Holness, who was pressed last Tuesday to reveal the terms and conditions of Ramharrack’s negotiated settlement, said yesterday that the multilayered appellate process could have cost the Government upwards of $35 million.
“The question is still being asked, what was the settlement and what were the charges? I will be tabling the contract in Parliament because it is such a matter of important public interest for all those who would want to make mischief and drag people’s name through the mud and make false insinuations and accusations and who have suddenly been clothed with the air of righteousness,” Holness, who is also leader of the ruling Jamaica Labour Party, said during a party Area One Council Conference at the Pembroke Hall Community Centre in St Andrew.

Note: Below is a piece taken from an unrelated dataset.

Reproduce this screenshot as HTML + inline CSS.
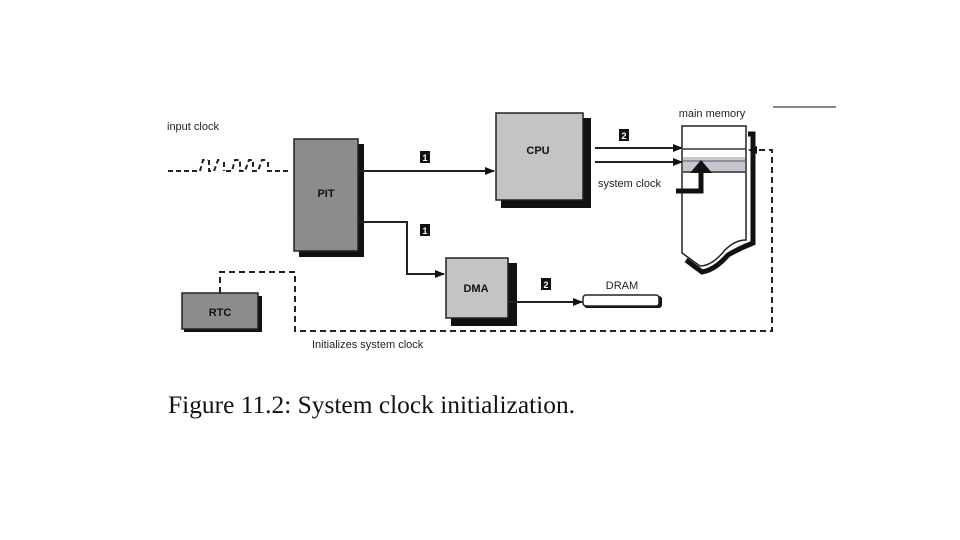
<!DOCTYPE html>
<html><head><style>
html,body{margin:0;padding:0;background:#fff;}
svg{display:block;}
text{font-family:"Liberation Sans",Arial,sans-serif;}
</style></head><body>
<svg width="960" height="540" viewBox="0 0 960 540" xmlns="http://www.w3.org/2000/svg">
<defs>
<marker id="ah" markerWidth="10" markerHeight="8" refX="9" refY="4" orient="auto" markerUnits="userSpaceOnUse">
<path d="M0,0 L10,4 L0,8 z" fill="#111"/></marker>
</defs>
<rect width="960" height="540" fill="#fff"/>
<line x1="773" y1="107" x2="836" y2="107" stroke="#111" stroke-width="1"/>
<text x="167" y="130" font-size="11" fill="#222">input clock</text>
<path d="M168,171 H200 M200,171 L203,160 H208 M209,160 V171 H214 L218,160 H222 M224,162 V171 M226,171 H232 L235,160 H240 V171 H245 L249,160 H253 V171 H258 L262,160 H266 M268,162 V171 H290" stroke="#222" stroke-width="2" fill="none" stroke-dasharray="5,3"/>
<rect x="299" y="144" width="65" height="113" fill="#111"/>
<rect x="294" y="139" width="64" height="112" fill="#8c8c8c" stroke="#222" stroke-width="1.5"/>
<text x="326" y="197" font-size="11" font-weight="bold" text-anchor="middle" fill="#111">PIT</text>
<rect x="501" y="118" width="90" height="90" fill="#111"/>
<rect x="496" y="113" width="87" height="87" fill="#c4c4c4" stroke="#222" stroke-width="1.5"/>
<text x="538" y="154" font-size="11" font-weight="bold" text-anchor="middle" fill="#111">CPU</text>
<rect x="451" y="263" width="66" height="63" fill="#111"/>
<rect x="446" y="258" width="62" height="60" fill="#c4c4c4" stroke="#222" stroke-width="1.5"/>
<text x="476" y="292" font-size="11" font-weight="bold" text-anchor="middle" fill="#111">DMA</text>
<rect x="184" y="296" width="78" height="36" fill="#111"/>
<rect x="182" y="293" width="76" height="36" fill="#8c8c8c" stroke="#222" stroke-width="1.5"/>
<text x="220" y="316" font-size="11" font-weight="bold" text-anchor="middle" fill="#111">RTC</text>
<line x1="358" y1="171" x2="494" y2="171" stroke="#222" stroke-width="2" marker-end="url(#ah)"/>
<rect x="420" y="151" width="10" height="12" fill="#111"/><text x="425" y="161" font-size="9" font-weight="bold" fill="#fff" text-anchor="middle">1</text>
<path d="M358,222 H407 V274 H444" stroke="#222" stroke-width="2" fill="none" marker-end="url(#ah)"/>
<rect x="420" y="224" width="10" height="12" fill="#111"/><text x="425" y="234" font-size="9" font-weight="bold" fill="#fff" text-anchor="middle">1</text>
<line x1="508" y1="302" x2="582" y2="302" stroke="#222" stroke-width="2" marker-end="url(#ah)"/>
<rect x="541" y="278" width="10" height="12" fill="#111"/><text x="546" y="288" font-size="9" font-weight="bold" fill="#fff" text-anchor="middle">2</text>
<rect x="584" y="296" width="78" height="12" rx="3" fill="#111"/>
<rect x="583" y="295" width="76" height="11" rx="3" fill="#fff" stroke="#222" stroke-width="1.5"/>
<text x="622" y="289" font-size="11" fill="#222" text-anchor="middle">DRAM</text>
<line x1="595" y1="148" x2="682" y2="148" stroke="#222" stroke-width="2" marker-end="url(#ah)"/>
<line x1="595" y1="162" x2="682" y2="162" stroke="#222" stroke-width="2" marker-end="url(#ah)"/>
<rect x="619" y="129" width="10" height="12" fill="#111"/><text x="624" y="139" font-size="9" font-weight="bold" fill="#fff" text-anchor="middle">2</text>
<text x="598" y="187" font-size="11" fill="#222">system clock</text>
<path d="M748,134 H753 V243 Q740,248 728,255 Q715,270 702,272 L686,260" fill="none" stroke="#111" stroke-width="5"/>
<path d="M682,126 H746 V240 Q735,240 725,250 Q712,266 700,266 L682,253 Z" fill="#fff" stroke="#222" stroke-width="1.5"/>
<rect x="683" y="157" width="62" height="16" fill="#c8c8cc"/>
<line x1="683" y1="149" x2="746" y2="149" stroke="#334" stroke-width="1.5"/>
<line x1="683" y1="161" x2="746" y2="161" stroke="#557" stroke-width="1"/>
<line x1="683" y1="172" x2="746" y2="172" stroke="#334" stroke-width="1.5"/>
<text x="712" y="117" font-size="11" fill="#222" text-anchor="middle">main memory</text>
<path d="M676,191 H701 V172" stroke="#111" stroke-width="5" fill="none"/>
<path d="M690,173 L701,160 L712,173 Z" fill="#111"/>
<path d="M220,293 V272 H295 V331 H772 V150 H756" stroke="#222" stroke-width="2" fill="none" stroke-dasharray="6,4"/>
<path d="M748,150 L757,146 L757,154 Z" fill="#111"/>
<text x="312" y="348" font-size="11" fill="#222">Initializes system clock</text>
<text x="168" y="413" font-size="25" fill="#111" textLength="407" lengthAdjust="spacingAndGlyphs" style="font-family:'Liberation Serif',serif">Figure 11.2: System clock initialization.</text>
</svg>
</body></html>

“I am going to table it, and then they can see for themselves that there is nothing there to hide, and I am not hiding anything from the Jamaican people,” the prime minister declared.
Holness – and before him permanent secretary in the Office of the Prime Minister, Sancia Bennett Templer – came under withering criticism from the Opposition during last Tuesday’s sitting of Parliament for refusing to divulge details of the $9.2-million termination contract, which has sparked national outrage in the wake of a damning report by Auditor General Pamela Monroe Ellis.

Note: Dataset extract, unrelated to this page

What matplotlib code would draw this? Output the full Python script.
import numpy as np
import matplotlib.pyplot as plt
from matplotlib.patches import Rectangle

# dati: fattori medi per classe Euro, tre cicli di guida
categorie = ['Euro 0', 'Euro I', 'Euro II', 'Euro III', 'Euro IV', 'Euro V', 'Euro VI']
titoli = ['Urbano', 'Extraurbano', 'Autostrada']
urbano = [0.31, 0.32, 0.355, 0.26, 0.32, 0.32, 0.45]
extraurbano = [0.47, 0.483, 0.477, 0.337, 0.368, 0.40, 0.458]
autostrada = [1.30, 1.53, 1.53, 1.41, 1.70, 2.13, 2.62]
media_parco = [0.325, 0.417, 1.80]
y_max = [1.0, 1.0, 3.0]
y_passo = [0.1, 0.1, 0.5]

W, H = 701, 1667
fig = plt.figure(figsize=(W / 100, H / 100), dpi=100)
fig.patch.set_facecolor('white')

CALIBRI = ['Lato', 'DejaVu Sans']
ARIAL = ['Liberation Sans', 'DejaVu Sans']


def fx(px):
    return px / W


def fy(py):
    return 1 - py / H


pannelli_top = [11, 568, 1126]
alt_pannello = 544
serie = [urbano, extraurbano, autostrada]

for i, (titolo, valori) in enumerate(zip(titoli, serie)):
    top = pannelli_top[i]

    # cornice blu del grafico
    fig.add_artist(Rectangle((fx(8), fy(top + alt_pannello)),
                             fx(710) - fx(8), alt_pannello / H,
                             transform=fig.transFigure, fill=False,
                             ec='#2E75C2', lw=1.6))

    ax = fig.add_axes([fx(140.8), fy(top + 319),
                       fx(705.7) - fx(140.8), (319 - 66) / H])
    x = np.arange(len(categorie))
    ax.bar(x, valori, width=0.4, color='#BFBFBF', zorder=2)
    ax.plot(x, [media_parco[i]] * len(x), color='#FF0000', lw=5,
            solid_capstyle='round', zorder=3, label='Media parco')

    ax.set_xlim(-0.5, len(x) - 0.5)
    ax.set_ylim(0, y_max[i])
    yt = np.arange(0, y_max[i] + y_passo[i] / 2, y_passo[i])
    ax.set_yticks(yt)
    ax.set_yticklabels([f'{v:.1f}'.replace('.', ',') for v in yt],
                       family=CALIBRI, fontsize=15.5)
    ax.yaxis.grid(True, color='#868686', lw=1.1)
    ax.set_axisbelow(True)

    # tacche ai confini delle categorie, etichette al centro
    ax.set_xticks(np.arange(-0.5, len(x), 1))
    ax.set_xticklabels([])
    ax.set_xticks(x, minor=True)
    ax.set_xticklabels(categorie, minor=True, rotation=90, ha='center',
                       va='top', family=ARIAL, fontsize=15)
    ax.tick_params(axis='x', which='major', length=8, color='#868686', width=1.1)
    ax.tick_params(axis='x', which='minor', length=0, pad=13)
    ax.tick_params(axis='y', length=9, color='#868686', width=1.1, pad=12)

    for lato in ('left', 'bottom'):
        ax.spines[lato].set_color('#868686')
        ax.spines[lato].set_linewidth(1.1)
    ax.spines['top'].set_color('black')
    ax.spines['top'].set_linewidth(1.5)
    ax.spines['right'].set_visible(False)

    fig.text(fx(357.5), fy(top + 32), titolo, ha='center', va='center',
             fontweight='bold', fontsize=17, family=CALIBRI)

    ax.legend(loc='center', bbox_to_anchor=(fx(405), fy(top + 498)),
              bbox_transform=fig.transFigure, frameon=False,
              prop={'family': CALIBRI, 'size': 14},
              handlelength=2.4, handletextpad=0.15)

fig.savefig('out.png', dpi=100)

“Is only one man in this country who is now in Parliament who has every ever hidden anything of great public importance from his own prime minister and from the people of this country when he signed those two MOUs. That was the most disgraceful non-disclosure,” said Holness in a broadside against Opposition Leader Peter Phillips, who was minister of national security in the Patterson administration. “Now all of sudden, him find mouth, all of a sudden!”
“To this day, our attorney general and our Ministry of Justice have to be working to solve the problem he created when he signed those MOUs,” the prime minister remarked.
His charge was in reference to two secret memoranda of understanding Phillips signed, in 2004 with the United Kingdom and the United States. The documents, which related to multilateral investigations of drug trafficking and organised crime, were signed without the knowledge of Prime Minister P.J. Patterson or any other Cabinet member.
Meanwhile, Holness advised Labourites that while Ramharrack’s severance package appeared to be overly generous, it was a sound “economic decision” made by the board of Petrojam, which saved millions of taxpayer dollars.
He said that the arbitration panel required to hear the dismissal case would have cost at least $5.5 million at a first sitting of 40 hours and a pending appeal panel might sit for another minimum 20 hours. With the Industrial Disputes Tribunal (IDT) as another layer of appeal, the process could have dragged out for much longer, ultimately costing more, the prime minister said.
He explained further: “When the panel makes a decision, there is no guarantee that the employee would stand by it because they still have recourse to appeal, which would mean stretching it out again, maybe another 20 hours of resolution, and then after that, they still have the option of going to the IDT.
“So the board took the decision in the best interest of Petrojam, to save Petrojam a tonload a money. ... They felt that if it went all the way to IDT and the employee won, it would be somewhere in the region of about $35 million that they would have expended, and they couldn’t tell what the award of the IDT would have been.”